Tirando del hilito internáutico se llega a saber que la biblioteca central de Auckland tiene un calendario de actividades específico para personas sin hogar, como el club de lectura o el de cine, y cada día recibe decenas de usuarios que viven en la calle. Ha sido puesta como ejemplo de respuesta a las demandas de la comunidad y de centro inclusivo, donde todos los lectores son bienvenidos.

Aunque se les ha animado a hacerlo, otros bibliotecarios se han negado a imitar la iniciativa, insistiendo en que no son asistentes sociales y que el trabajo con los sin techo se les queda grande, que no tienen formación para eso. Sus excusas suenan ahogadas, como si las gritaran cabeza en tierra, en modo avestruz para no ver lo que hay porque, en una ciudad con 23.000 personas sin hogar y siendo las bibliotecas un lugar tranquilo y seguro donde pasar los días sin gastar dinero, con toda seguridad alguno de sus usuarios forma parte de ese grupo.
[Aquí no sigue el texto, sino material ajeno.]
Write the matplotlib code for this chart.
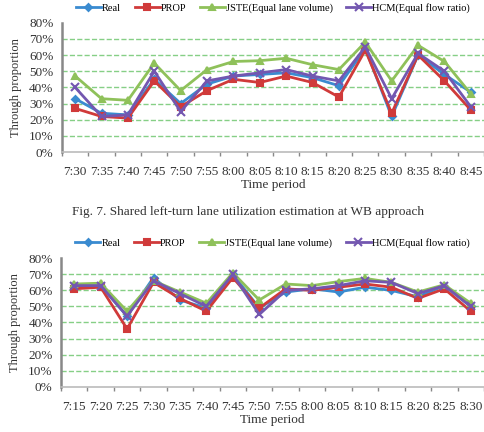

Para esos casos auguro otra serie de misteriosas desapariciones librescas, hallazgos tardíos de ejemplares que parecían haberse volatilizado y estaban conservados bajo una silla, esperando ser leídos. Recuerdo mi tremendo fastidio de niña cuando, a fuerza de arrastrar libros por toda la casa, durmiendo con los más queridos, alguno acababa esfumándose. Pero también tengo fresca la alegría del reencuentro al mover un mueble o levantar una alfombra, al tirar al fin un montón de periódicos y verlo caer de entre las hojas amarillas. Aquello se leía como si le hubieran crecido historias nuevas, como si el barbecho obligado de la pérdida lo hubiera convertido en diferente, más interesante, mejor. Escribió Joan Didion, y lo lee ella misma en el documental El centro cederá, que la costumbre de anotar reflexiones en una libreta se justifica plenamente en un día sin ideas, de escritura automática: "En esa mañana indigente me limitaré a abrir mi cuaderno y allí estará todo, un regalo olvidado y con intereses acumulados".

El libro que reaparece al que sabe buscarlo, o esperarlo, es siempre el mejor.